If you have to do it again, it is this one:
I would like to create an overview of my business to add to my “about me” information for cold outreach emails, answering business queries, and formulating proposals to clients. Ask me 15 questions that will help you know exactly who I am and what I do for the basis of communications. Format this as a prompt I can answer. After we complete this interview, save it as a .md file.

Insert (drag) the .md file into Claude.
Then add this:

We are going to write the copy for my Landing Page.
My Landing Page is to feature my food photography.

I need:

A headline.
A subhedline
An Introduction: 2-3 paragrpahs about what I do and why I should do it for them.
Copy for Card One
Copy for Card Two
Copy for Card Three
An intro to testimonials (there will be three)
A call to action.

Write the copy and we will edit from there.

Ask any questiions you have before proceeding.

Response should have the copy clearly defined:
Headline Copy:
This is where the headline copy goes
Subhead Copy:
This is where the subhead copy goes.
And so forth.

Landing Page Brief

We are going to build a cool landing page from the copy and design brief below.
I have given you my copy in blocks that correspond to the images. Follow the design brief.

# Landing Page Brief


(Insert the design and copy brief here

## IMAGES

All images are in the /images/ folder with these exact file names:
– logo.png
– header.jpg
– card1.jpg
– card2.jpg
– card3.jpg
– calltoaction.jpg

Note: Replacement images must match the aspect ratio of the originals. Same file name, same shape.
Note: Logo colors should inform the Primary and Accent color choices above for a cohesive page.

## DESIGN STYLE

(Insert Design .md information here)

## BUILD INSTRUCTIONS

Build a single HTML file with embedded CSS.
Use the design style above to guide all visual decisions.
Pull images from the /images/ folder using the file names listed.
Structure the page in this order: Header, Introduction, Three Cards, Testimonials, CTA.
Place the logo in the header navigation area. Do not crop or resize it beyond fitting the nav container.
The page should work without any JavaScript frameworks or external dependencies.
Google Fonts is acceptable if it matches the font feel described above.
Do not use inline styles. All CSS goes in the style block.
Use width: 100% and height: auto on all images. Do not use object-fit: cover.
Use Framer-style animations and transitions when appropriate.
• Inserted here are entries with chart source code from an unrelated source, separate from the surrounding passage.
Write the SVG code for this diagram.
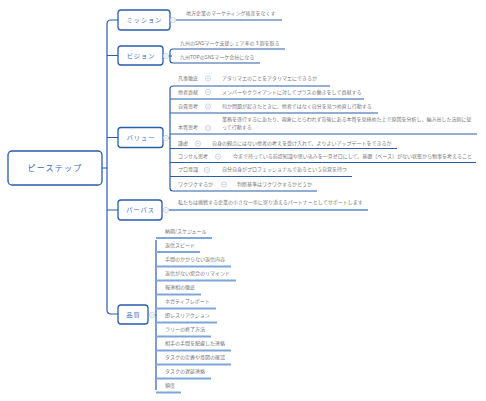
<svg xmlns="http://www.w3.org/2000/svg" width="486" height="401" viewBox="0 0 486 401">
<style>
text{font-family:"Noto Sans CJK JP","Noto Sans",sans-serif}
.box{fill:#fff;stroke:#2a5cab;stroke-width:1.3}
.bt{fill:#3a6cbd;font-size:6.2px;letter-spacing:1px;text-anchor:middle}
.rt{fill:#3a6cbd;font-size:8px;letter-spacing:1.2px;text-anchor:middle}
.t{fill:#777;font-size:5px}
.dk{fill:none;stroke:#2a5cab;stroke-width:1.2}
.lt{fill:none;stroke:#7fa6d9;stroke-width:1.8}
.cc{fill:#fff;stroke:#b4c2dd;stroke-width:0.7}
.cm{stroke:#b4c2dd;stroke-width:0.7}
</style>
<defs>
<g id="col"><circle class="cc" r="2.6"/><line class="cm" x1="-1.3" y1="0" x2="1.3" y2="0"/></g>
</defs>
<rect width="486" height="401" fill="#fff"/>
<g id="connectors">
<path class="dk" d="M102,168 H107 M118,20 H111 Q107,20 107,24 V310 Q107,314 111,314 H118 M107,55.5 H118 M107,137.5 H118 M107,210 H118"/>
<path class="dk" d="M176,20 H282"/>
<path class="dk" d="M169,56 H172 M285,49 H173 Q170,49 170,52 V60 Q170,63 173,63 H260"/>
<path class="dk" d="M169,138 H170 M330,86 H173 Q170,86 170,89 V188 Q170,191 173,191 H317 M170,99 H364 M170,113 H378 M170,134 H477 M170,148.5 H397 M170,162.5 H476 M170,176.5 H352"/>
<path class="lt" d="M169,210 H368"/>
<path class="dk" d="M155,315 H156 M156,240 V390"/>
<path class="lt" d="M156,238 H212 M156,252 H200 M156,266.5 H231 M156,280.5 H236 M156,294.5 H201 M156,308.5 H216 M156,322.5 H217 M156,336.5 H211 M156,350.5 H231 M156,364.5 H231 M156,378.5 H211 M156,392.5 H181"/>
</g>
<g id="root"><rect class="box" x="8" y="151" width="94" height="34" rx="4"/><text class="rt" x="55" y="171">ピーステップ</text></g>
<g id="mission"><rect class="box" x="118" y="10" width="52" height="20" rx="3"/><text class="bt" x="144.5" y="22.2">ミッション</text><use href="#col" x="173" y="20"/>
<text class="t" x="186" y="14.8">地方企業のマーケティング格差をなくす</text></g>
<g id="vision"><rect class="box" x="118" y="46" width="45" height="19" rx="3"/><text class="bt" x="141" y="57.7">ビジョン</text><use href="#col" x="166" y="56"/>
<text class="t" x="180" y="44.8">九州のSNSマーケ支援シェア率の３割を取る</text>
<text class="t" x="180" y="58.8">九州TOPのSNSマーケ会社になる</text></g>
<g id="value"><rect class="box" x="118" y="127.5" width="45" height="20" rx="3"/><text class="bt" x="141" y="139.7">バリュー</text><use href="#col" x="166" y="138"/>
<text class="t" x="178" y="80.2">凡事徹底</text><use href="#col" x="208" y="78.5"/><text class="t" x="222" y="80.2">アタリマエのことをアタリマエにできるか</text>
<text class="t" x="178" y="93.6">他者貢献</text><use href="#col" x="208" y="92"/><text class="t" x="222" y="93.6">メンバーやクライアントに対してプラスの働きをして貢献する</text>
<text class="t" x="178" y="108">自責思考</text><use href="#col" x="208" y="106.5"/><text class="t" x="222" y="108">何か問題が起きたときに、他者ではなく自分を見つめ直し行動する</text>
<text class="t" x="178" y="129">本質思考</text><use href="#col" x="208" y="128"/><text class="t" x="222" y="121">業務を遂行するにあたり、現象にとらわれず背後にある本質を見極めた上で原因を分析し、編み出した法則に従</text><text class="t" x="222" y="129">って行動する</text>
<text class="t" x="178" y="144.6">謙虚</text><use href="#col" x="198" y="143.5"/><text class="t" x="212" y="144.6">自身の観点にはない他者の考えを受け入れて、よりよいアップデートをできるか</text>
<text class="t" x="178" y="157.8">コンサル思考</text><use href="#col" x="218" y="156.5"/><text class="t" x="233" y="157.8">今まで持っている前提知識や思い込みを一旦ゼロにして、基礎（ベース）がない状態から物事を考えること</text>
<text class="t" x="178" y="171">プロ意識</text><use href="#col" x="207" y="170"/><text class="t" x="222" y="171">自分自身がプロフェッショナルであるという自覚を持つ</text>
<text class="t" x="178" y="185.5">ワクワクするか</text><use href="#col" x="224" y="184.5"/><text class="t" x="237" y="185.5">判断基準はワクワクするかどうか</text></g>
<g id="purpose"><rect class="box" x="118" y="200" width="44" height="20" rx="3"/><text class="bt" x="140.5" y="212.2">パーパス</text><use href="#col" x="166" y="210"/>
<text class="t" x="178" y="203.8">私たちは挑戦する企業の小さな一歩に寄り添えるパートナーとしてサポートします</text></g>
<g id="quality"><rect class="box" x="118" y="305" width="30" height="19" rx="3"/><text class="bt" x="133.5" y="316.8">品質</text><use href="#col" x="152" y="315"/>
<text class="t" x="165" y="232.8">納期/スケジュール</text>
<text class="t" x="165" y="246.8">返信スピード</text>
<text class="t" x="165" y="260.8">手間のかからない返信内容</text>
<text class="t" x="165" y="274.8">返信がない場合のリマインド</text>
<text class="t" x="165" y="288.8">報連相の徹底</text>
<text class="t" x="165" y="302.8">ネガティブレポート</text>
<text class="t" x="165" y="316.8">即レスリアクション</text>
<text class="t" x="165" y="330.8">ラリーの終了方法</text>
<text class="t" x="165" y="344.8">相手の手間を配慮した連絡</text>
<text class="t" x="165" y="358.8">タスクの定義や意図の確認</text>
<text class="t" x="165" y="372.8">タスクの遅延連絡</text>
<text class="t" x="165" y="386.8">頻度</text></g>
</svg>
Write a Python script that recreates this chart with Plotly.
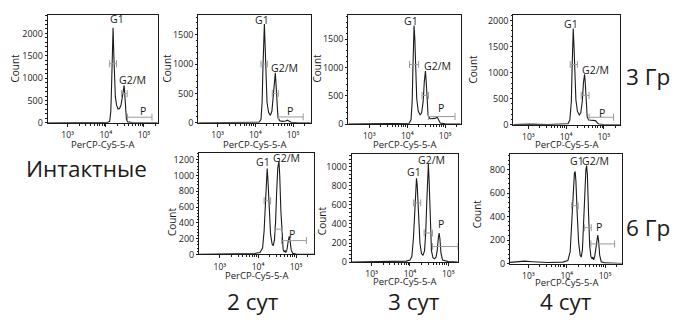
import plotly.graph_objects as go

W, H = 673, 324

# ---------------- DATA ----------------
# log10 of PerCP-Cy5-5-A intensity and event counts for each histogram
intact_log = [2.48, 3.0, 3.5, 3.9, 4.05, 4.10, 4.13, 4.15, 4.17, 4.19, 4.21, 4.23, 4.25, 4.28, 4.32,
              4.36, 4.40, 4.43, 4.46, 4.48, 4.50, 4.52, 4.54, 4.57, 4.70, 5.0, 5.36]
intact_count = [0, 2, 3, 5, 10, 30, 250, 800, 1600, 2130, 1500, 900, 580, 400, 310,
                320, 400, 560, 780, 837, 600, 280, 80, 20, 8, 3, 0]

gy3_d2_log = [2.49, 3.0, 3.5, 3.9, 4.10, 4.15, 4.18, 4.20, 4.22, 4.24, 4.26, 4.28, 4.31, 4.35, 4.40,
              4.44, 4.47, 4.50, 4.53, 4.55, 4.57, 4.60, 4.65, 4.72, 4.80, 4.86, 4.90, 4.95, 5.1, 5.47]
gy3_d2_count = [0, 2, 3, 5, 10, 60, 350, 900, 1450, 1683, 1300, 750, 350, 180, 127,
                200, 450, 750, 850, 650, 300, 90, 35, 25, 30, 45, 25, 8, 3, 0]

gy3_d3_log = [2.45, 3.0, 3.5, 3.9, 4.05, 4.10, 4.13, 4.15, 4.17, 4.18, 4.20, 4.22, 4.25, 4.29, 4.34,
              4.38, 4.42, 4.45, 4.48, 4.50, 4.52, 4.55, 4.60, 4.68, 4.74, 4.79, 4.83, 4.87, 5.0, 5.41]
gy3_d3_count = [0, 3, 4, 6, 15, 80, 400, 1000, 1600, 1741, 1500, 900, 450, 230, 160,
                200, 400, 750, 936, 750, 380, 150, 95, 95, 100, 125, 70, 20, 5, 0]

gy3_d4_log = [2.60, 2.75, 2.92, 3.05, 3.5, 3.9, 4.05, 4.10, 4.14, 4.16, 4.18, 4.19, 4.21, 4.23, 4.26,
              4.30, 4.35, 4.39, 4.43, 4.46, 4.49, 4.51, 4.53, 4.56, 4.60, 4.68, 4.74, 4.78, 4.82, 4.86,
              5.0, 5.43]
gy3_d4_count = [5, 10, 22, 12, 5, 8, 20, 90, 450, 1100, 1700, 1843, 1500, 900, 480,
                260, 187, 230, 450, 800, 968, 780, 400, 150, 90, 85, 75, 80, 45, 15,
                5, 0]

gy6_d2_log = [2.45, 3.0, 3.3, 3.6, 3.9, 4.05, 4.12, 4.16, 4.19, 4.22, 4.24, 4.26, 4.29, 4.33, 4.37,
              4.40, 4.43, 4.46, 4.49, 4.52, 4.55, 4.57, 4.60, 4.63, 4.66, 4.69, 4.71, 4.73, 4.76, 4.79,
              4.82, 4.84, 4.87, 4.91, 5.0, 5.47]
gy6_d2_count = [0, 3, 5, 8, 12, 25, 80, 300, 650, 1000, 1090, 950, 550, 250, 130,
                110, 180, 400, 800, 1100, 1180, 1000, 550, 200, 60, 30, 50, 25, 60, 160,
                230, 180, 60, 15, 5, 0]

gy6_d3_log = [2.48, 3.0, 3.5, 3.9, 4.00, 4.05, 4.09, 4.12, 4.15, 4.17, 4.19, 4.22, 4.26, 4.30, 4.34,
              4.38, 4.41, 4.44, 4.46, 4.48, 4.50, 4.53, 4.56, 4.60, 4.64, 4.68, 4.71, 4.74, 4.76, 4.78,
              4.81, 4.85, 5.0, 5.245]
gy6_d3_count = [0, 3, 5, 10, 20, 60, 250, 550, 820, 880, 800, 500, 200, 90, 70,
                120, 300, 650, 900, 1030, 850, 400, 120, 45, 35, 50, 120, 250, 305, 250,
                90, 20, 5, 0]

gy6_d4_log = [2.52, 2.7, 2.9, 3.1, 3.5, 3.9, 4.03, 4.09, 4.13, 4.17, 4.20, 4.22, 4.24, 4.27, 4.31,
              4.35, 4.38, 4.41, 4.44, 4.47, 4.50, 4.52, 4.54, 4.57, 4.60, 4.63, 4.66, 4.68, 4.70, 4.73,
              4.77, 4.81, 4.83, 4.86, 4.90, 5.0, 5.45]
gy6_d4_count = [10, 15, 20, 15, 8, 12, 25, 100, 350, 650, 770, 783, 700, 450, 180,
                70, 55, 120, 350, 650, 800, 833, 750, 420, 150, 60, 40, 55, 30, 60,
                170, 242, 200, 70, 15, 5, 0]

# gates: [log lower, log upper, count level]
intact_gates = {"G1": [4.10, 4.28, 1322], "G2/M": [4.41, 4.56, 654], "P": [4.57, 5.21, 125]}
gy3_d2_gates = {"G1": [4.15, 4.32, 1000], "G2/M": [4.45, 4.61, 500], "P": [4.61, 5.27, 100]}
gy3_d3_gates = {"G1": [4.06, 4.30, 1052], "G2/M": [4.39, 4.56, 505], "P": [4.56, 5.26, 133]}
gy3_d4_gates = {"G1": [4.11, 4.30, 1155], "G2/M": [4.40, 4.61, 562], "P": [4.61, 5.26, 144]}
gy6_d2_gates = {"G1": [4.16, 4.33, 680], "G2/M": [4.44, 4.64, 320], "P": [4.62, 5.27, 175]}
gy6_d3_gates = {"G1": [4.09, 4.28, 622], "G2/M": [4.37, 4.59, 305], "P": [4.59, 5.25, 163]}
gy6_d4_gates = {"G1": [4.13, 4.30, 492], "G2/M": [4.46, 4.64, 305], "P": [4.63, 5.25, 167]}

x_tick_vals = [1e3, 1e4, 1e5]
x_tick_text = ["10³", "10⁴", "10⁵"]
x_minor_vals = [k * 10 ** e for e in (3, 4) for k in range(2, 10)] + [2e5]

row_labels = ["3 Гр", "6 Гр"]
col_labels = ["2 сут", "3 сут", "4 сут"]
intact_label = "Интактные"
x_title = "PerCP-Cy5-5-A"
y_title = "Count"

# ---------------- LAYOUT (pixel boxes etc.) ----------------
panels = [
    dict(log=intact_log, cnt=intact_count, gates=intact_gates, box=(47.7, 14, 157.7, 124.5),
         xr=(2.476, 5.36), ymax=2420, dy=500, mdy=100, xt=22,
         lab={"G1": (4.29, 2313), "G2/M": (4.71, 969), "P": (4.97, 264)}, ytl=(15, 69)),
    dict(log=gy3_d2_log, cnt=gy3_d2_count, gates=gy3_d2_gates, box=(198.3, 14, 310.7, 124.5),
         xr=(2.485, 5.47), ymax=1840, dy=500, mdy=100, xt=22,
         lab={"G1": (4.17, 1750), "G2/M": (4.77, 933), "P": (4.92, 193)}, ytl=(167, 69)),
    dict(log=gy3_d3_log, cnt=gy3_d3_count, gates=gy3_d3_gates, box=(348.3, 14, 460.7, 125.8),
         xr=(2.445, 5.41), ymax=1930, dy=500, mdy=100, xt=21,
         lab={"G1": (4.11, 1816), "G2/M": (4.79, 1022), "P": (4.88, 276)}, ytl=(317, 69)),
    dict(log=gy3_d4_log, cnt=gy3_d4_count, gates=gy3_d4_gates, box=(513.3, 14, 620, 126.5),
         xr=(2.60, 5.43), ymax=2110, dy=500, mdy=100, xt=20.5,
         lab={"G1": (4.13, 1923), "G2/M": (4.77, 1049), "P": (4.96, 232)}, ytl=(473, 69)),
    dict(log=gy6_d2_log, cnt=gy6_d2_count, gates=gy6_d2_gates, box=(199, 155, 314, 259),
         xr=(2.45, 5.47), ymax=1290, dy=200, mdy=40, xt=22,
         lab={"G1": (4.13, 1176), "G2/M": (4.75, 1227), "P": (4.89, 262)}, ytl=(172, 226)),
    dict(log=gy6_d3_log, cnt=gy6_d3_count, gates=gy6_d3_gates, box=(351.7, 156, 457.7, 266.8),
         xr=(2.48, 5.245), ymax=1140, dy=200, mdy=40, xt=20,
         lab={"G1": (4.10, 950), "G2/M": (4.57, 1078), "P": (4.82, 404)}, ytl=(322, 225)),
    dict(log=gy6_d4_log, cnt=gy6_d4_count, gates=gy6_d4_gates, box=(510, 156, 622.3, 268.3),
         xr=(2.52, 5.45), ymax=936, dy=200, mdy=40, xt=19,
         lab={"G1": (4.26, 875), "G2/M": (4.76, 875), "P": (4.85, 311)}, ytl=(477, 218)),
]

SMALL = "Open Sans, Lato, DejaVu Sans, sans-serif"
BIG = "Open Sans, Noto Sans, DejaVu Sans, sans-serif"
GATE = "#9a9a9a"
INK = "#1a1a1a"

fig = go.Figure()
annotations = []
layout = dict(width=W, height=H, margin=dict(l=0, r=0, t=0, b=0),
              paper_bgcolor="white", plot_bgcolor="white", showlegend=False)


def note(x, y, text, font, xref="paper", yref="paper", **kw):
    d = dict(x=x, y=y, xref=xref, yref=yref, text=text, showarrow=False,
             xanchor="center", yanchor="middle", font=font, borderpad=0)
    d.update(kw)
    annotations.append(d)


for i, p in enumerate(panels):
    sfx = "" if i == 0 else str(i + 1)
    xa, ya = "x" + sfx, "y" + sfx
    L, T, R, B = p["box"]
    fig.add_trace(go.Scatter(x=[10 ** v for v in p["log"]], y=p["cnt"], mode="lines",
                             line=dict(color=INK, width=1.1), xaxis=xa, yaxis=ya,
                             hoverinfo="skip"))
    for name, (lo, hi, lev) in p["gates"].items():
        fig.add_trace(go.Scatter(x=[10 ** lo, 10 ** hi], y=[lev, lev], mode="lines+markers",
                                 line=dict(color=GATE, width=1),
                                 marker=dict(symbol="line-ns-open", size=5,
                                             line=dict(color=GATE, width=1), color=GATE),
                                 xaxis=xa, yaxis=ya, hoverinfo="skip"))
    layout["xaxis" + sfx] = dict(
        type="log", range=list(p["xr"]), domain=[L / W, R / W], anchor=ya,
        showline=True, mirror=True, linecolor=INK, linewidth=1,
        ticks="outside", ticklen=3, tickcolor=INK, tickwidth=1, ticklabelstandoff=1,
        tickvals=x_tick_vals, ticktext=x_tick_text,
        tickfont=dict(family=SMALL, size=8.5, color=INK),
        minor=dict(tickvals=x_minor_vals, ticks="outside", ticklen=2, tickcolor=INK),
        showgrid=False, zeroline=False, fixedrange=True)
    layout["yaxis" + sfx] = dict(
        range=[0, p["ymax"]], domain=[1 - B / H, 1 - T / H], anchor=xa,
        showline=True, mirror=True, linecolor=INK, linewidth=1,
        ticks="outside", ticklen=2, tickcolor=INK, tickwidth=1,
        tick0=0, dtick=p["dy"], tickfont=dict(family=SMALL, size=9, color=INK),
        minor=dict(dtick=p["mdy"], ticks="outside", ticklen=1.5, tickcolor=INK),
        showgrid=False, zeroline=False, fixedrange=True)
    for name, (lx, ly) in p["lab"].items():
        note(lx, ly, name, dict(family=SMALL, size=10.5, color=INK), xref=xa, yref=ya)
    # axis titles
    note((L + R) / 2 / W, 1 - (B + p["xt"]) / H, x_title, dict(family=SMALL, size=9.5, color=INK))
    tx, ty = p["ytl"]
    note(tx / W, 1 - ty / H, y_title, dict(family=SMALL, size=10, color=INK), textangle=-90)

big = dict(family=BIG, size=22.5, color=INK)
note(86 / W, 1 - 171 / H, intact_label, big)
note(625 / W, 1 - 77 / H, row_labels[0], big, xanchor="left")
note(625 / W, 1 - 232 / H, row_labels[1], big, xanchor="left")
for cx, lab in zip([253, 414, 566], col_labels):
    note(cx / W, 0, lab, big, yanchor="bottom")

layout["annotations"] = annotations
fig.update_layout(**layout)
fig.write_html("out.html", config={"displayModeBar": False},
               post_script="document.body.style.margin='0';")
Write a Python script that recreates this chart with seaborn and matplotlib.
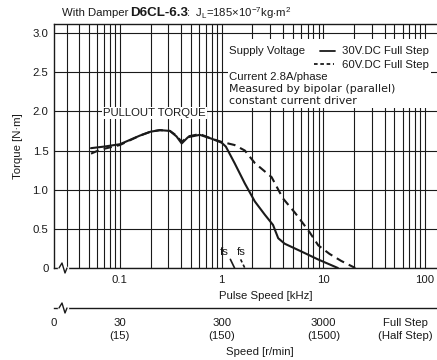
import matplotlib
matplotlib.use("Agg")
import matplotlib.pyplot as plt
from matplotlib.patches import Rectangle
from matplotlib.ticker import NullLocator
import pandas as pd
import seaborn as sns

# pullout torque, 30V.DC full step (solid)
speed_30v = [0.052, 0.07, 0.1, 0.157, 0.2, 0.247, 0.31, 0.36, 0.405, 0.467, 0.61, 0.8, 1.0,
             1.1, 1.34, 1.69, 2.12, 2.66, 3.2, 3.6, 4.17, 6.1, 8.85, 13.9]
torque_30v = [1.53, 1.55, 1.58, 1.69, 1.74, 1.76, 1.75, 1.68, 1.59, 1.67, 1.70, 1.65, 1.60,
              1.55, 1.34, 1.08, 0.85, 0.68, 0.55, 0.38, 0.31, 0.21, 0.11, 0.0]

# pullout torque, 60V.DC full step (dashed)
speed_60v = [0.052, 0.064, 0.1, 0.157, 0.2, 0.247, 0.31, 0.36, 0.405, 0.467, 0.61, 0.8, 1.0,
             1.34, 1.69, 2.12, 3.1, 4.0, 5.3, 7.3, 8.9, 11.5, 15.0, 20.6]
torque_60v = [1.46, 1.51, 1.57, 1.69, 1.74, 1.76, 1.75, 1.69, 1.61, 1.68, 1.71, 1.65, 1.61,
              1.57, 1.50, 1.34, 1.16, 0.89, 0.70, 0.46, 0.29, 0.18, 0.09, 0.0]

# max starting frequency fs [kHz]
fs_values = [1.34, 1.69]
fs_styles = ["-", (0, (2, 1.5))]
fs_label_shift = [0.80, 0.92]

y_ticks = [0, 0.5, 1.0, 1.5, 2.0, 2.5, 3.0]
y_ticklabels = ["0", "0.5", "1.0", "1.5", "2.0", "2.5", "3.0"]
x_ticks = [0.1, 1, 10, 100]
x_ticklabels = ["0.1", "1", "10", "100"]
rpm_ticks = [0.0225, 0.1, 1, 10, 64]
rpm_labels = ["0", "30\n(15)", "300\n(150)", "3000\n(1500)", "Full Step\n(Half Step)"]

sns.set_theme(style="white")
plt.rcParams["font.family"] = ["Liberation Sans", "DejaVu Sans"]
plt.rcParams["mathtext.fontset"] = "custom"
plt.rcParams["mathtext.rm"] = "Liberation Sans"
plt.rcParams["mathtext.bf"] = "Liberation Sans:bold"

ink = "#1a1a1a"
fsz = 8.2

fig = plt.figure(figsize=(4.37, 3.6), dpi=100)
W, H = 437, 360
ax = fig.add_axes([54 / W, 92 / H, 383 / W, 244 / H])
ax.set_xscale("log")
ax.set_xlim(0.0225, 131)
ax.set_ylim(0, 3.115)

df30 = pd.DataFrame({"speed": speed_30v, "torque": torque_30v})
df60 = pd.DataFrame({"speed": speed_60v, "torque": torque_60v})
sns.lineplot(data=df30, x="speed", y="torque", ax=ax, color=ink, lw=1.5, sort=False, zorder=4)
sns.lineplot(data=df60, x="speed", y="torque", ax=ax, color=ink, lw=1.5, sort=False,
             linestyle=(0, (4, 2.5)), zorder=4)

# grid
ax.grid(True, which="major", axis="both", color=ink, lw=0.8)
ax.grid(True, which="minor", axis="x", color=ink, lw=0.8)
ax.set_axisbelow(True)
ax.set_yticks(y_ticks, labels=y_ticklabels)
ax.set_xticks(x_ticks, labels=x_ticklabels)
ax.tick_params(axis="both", which="both", length=0, labelsize=fsz, colors=ink)
ax.tick_params(axis="x", pad=5)
ax.tick_params(axis="y", pad=4)
for s in ["left", "bottom", "top"]:
    ax.spines[s].set_visible(True)
    ax.spines[s].set_color(ink)
    ax.spines[s].set_linewidth(1.0)
ax.spines["right"].set_visible(False)
ax.set_xlabel("Pulse Speed [kHz]", fontsize=fsz, color=ink)
ax.xaxis.set_label_coords((266 - 54) / 383, (268 - 291) / 244)
ax.set_ylabel("Torque [N·m]", fontsize=fsz, color=ink, labelpad=7)

# fs markers
for fs, ls, k in zip(fs_values, fs_styles, fs_label_shift):
    ax.plot([fs * 0.91, fs], [0.11, 0.0], color=ink, lw=1.2, ls=ls, zorder=4)
    ax.text(fs * k, 0.21, "fs", fontsize=fsz, color=ink, ha="center",
            va="center", zorder=5)

ax.text(0.22, 1.98, "PULLOUT TORQUE", fontsize=fsz, color=ink, ha="center", va="center",
        zorder=5, bbox=dict(facecolor="white", edgecolor="none", pad=1.0))


def axfrac(px, py):
    return (px - 54) / 383, (268 - py) / 244


# conditions box
x0, y0 = axfrac(228, 108)
x1, y1 = axfrac(431, 39)
ax.add_patch(Rectangle((x0, y0), x1 - x0, y1 - y0, transform=ax.transAxes,
                       facecolor="white", edgecolor="none", zorder=3))
tx = axfrac(229, 0)[0]
ax.text(tx, axfrac(0, 51)[1], "Supply Voltage", transform=ax.transAxes, fontsize=fsz,
        color=ink, va="center", zorder=5)
ax.text(axfrac(342, 0)[0], axfrac(0, 51)[1], "30V.DC Full Step", transform=ax.transAxes,
        fontsize=fsz, color=ink, va="center", zorder=5)
ax.text(axfrac(342, 0)[0], axfrac(0, 65)[1], "60V.DC Full Step", transform=ax.transAxes,
        fontsize=fsz, color=ink, va="center", zorder=5)
ax.plot([axfrac(320, 0)[0], axfrac(335, 0)[0]], [axfrac(0, 51)[1]] * 2,
        transform=ax.transAxes, color=ink, lw=1.3, zorder=5)
ax.plot([axfrac(314, 0)[0], axfrac(334, 0)[0]], [axfrac(0, 64)[1]] * 2,
        transform=ax.transAxes, color=ink, lw=1.3, ls=(0, (2, 1.5)), zorder=5)
ax.text(tx, axfrac(0, 77)[1], "Current 2.8A/phase", transform=ax.transAxes, fontsize=fsz,
        color=ink, va="center", zorder=5, bbox=dict(facecolor="white", edgecolor="none", pad=0.5))
ax.text(tx, axfrac(0, 89)[1], "Measured by bipolar (parallel)", transform=ax.transAxes,
        fontsize=7.9, family="DejaVu Sans", color=ink, va="center", zorder=5)
ax.text(tx, axfrac(0, 101)[1], "constant current driver", transform=ax.transAxes,
        fontsize=7.9, family="DejaVu Sans", color=ink, va="center", zorder=5)

# speed [r/min] axis
sec = ax.secondary_xaxis(axfrac(0, 308)[1])
sec.xaxis.set_minor_locator(NullLocator())
sec.set_xticks(rpm_ticks, labels=rpm_labels)
sec.tick_params(which="both", length=0, pad=7, labelsize=fsz, colors=ink)
sec.spines["bottom"].set_color(ink)
sec.spines["bottom"].set_linewidth(1.0)
for lab in sec.get_xticklabels():
    lab.set_linespacing(1.35)
fig.text(260 / W, 1 - 352 / H, "Speed [r/min]", fontsize=fsz, color=ink,
         ha="center", va="center")


# axis break zigzags
def zigzag(ybase):
    xs = [axfrac(p, 0)[0] for p in (59, 62, 65, 67)]
    yb = axfrac(0, ybase)[1]
    ax.plot([xs[0], xs[-1]], [yb, yb], transform=ax.transAxes, color="white", lw=2.5,
            clip_on=False, zorder=6)
    ys = [yb, axfrac(0, ybase - 5)[1], axfrac(0, ybase + 5)[1], yb]
    ax.plot(xs, ys, transform=ax.transAxes, color=ink, lw=1.0, clip_on=False, zorder=7)


zigzag(268)
zigzag(308)

# title made of pieces: regular, bold, regular
renderer = fig.canvas.get_renderer()
pieces = [("With Damper ", dict(fontsize=fsz)),
          ("D6CL-6.3", dict(fontsize=9.6, fontweight="heavy")),
          (r":  J$_{\mathrm{L}}$=185$\times$10$^{-7}$kg$\cdot$m$^{2}$", dict(fontsize=fsz))]
xpos = 62
for txt, kw in pieces:
    t = fig.text(xpos / W, 1 - 13 / H, txt, color=ink, va="center", ha="left", **kw)
    xpos += t.get_window_extent(renderer).width - 1.5

fig.savefig("out.png", dpi=100)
Links at the bottom of the page:
Don Giannatti Studios (https:www.dongiannatti.com)
In The Frame Substack (https://www.dongiannatti.substack.com
EMAIL: don.giannatti@gmail.com (mailto:don.giannatti@gmail.com

Give me a single HTML page that I can deploy at Netlify.
I will populate the images file locally.

Ask any questions before we start.

Keep the replacement images the same relationship when you upload them. (Landscape=landscape.)

CSS handles the display size, not the file size. A 1200px image will scale up or down to fit whatever container the code defines. The HTML and CSS control how it appears on screen; the original file stays untouched.

For the no-cropping goal, the CSS that works best for this is:

css
img {
  width: 100%;
  height: auto;
}

That tells the image to fill its container horizontally and scale its height proportionally. The full image always shows, no cropping, no distortion.

object-fit: cover is what you want to avoid.
It fills a fixed-height container by cropping whatever doesn’t fit, which is common in web design but not what you want here.

On keeping replacement images the same pixel size: that’s the right instinct, and here’s the practical reason. If a student’s original card1.jpg is 1200x800px (landscape) and their replacement is 1200x1200px (square), the card will change height on the page. Same file name, different proportions, different result.

So the rule is: match the aspect ratio, not just the pixel count. A replacement image doesn’t have to be exactly 1200px, but it should be the same shape as the original. Landscape for landscape, portrait for portrait.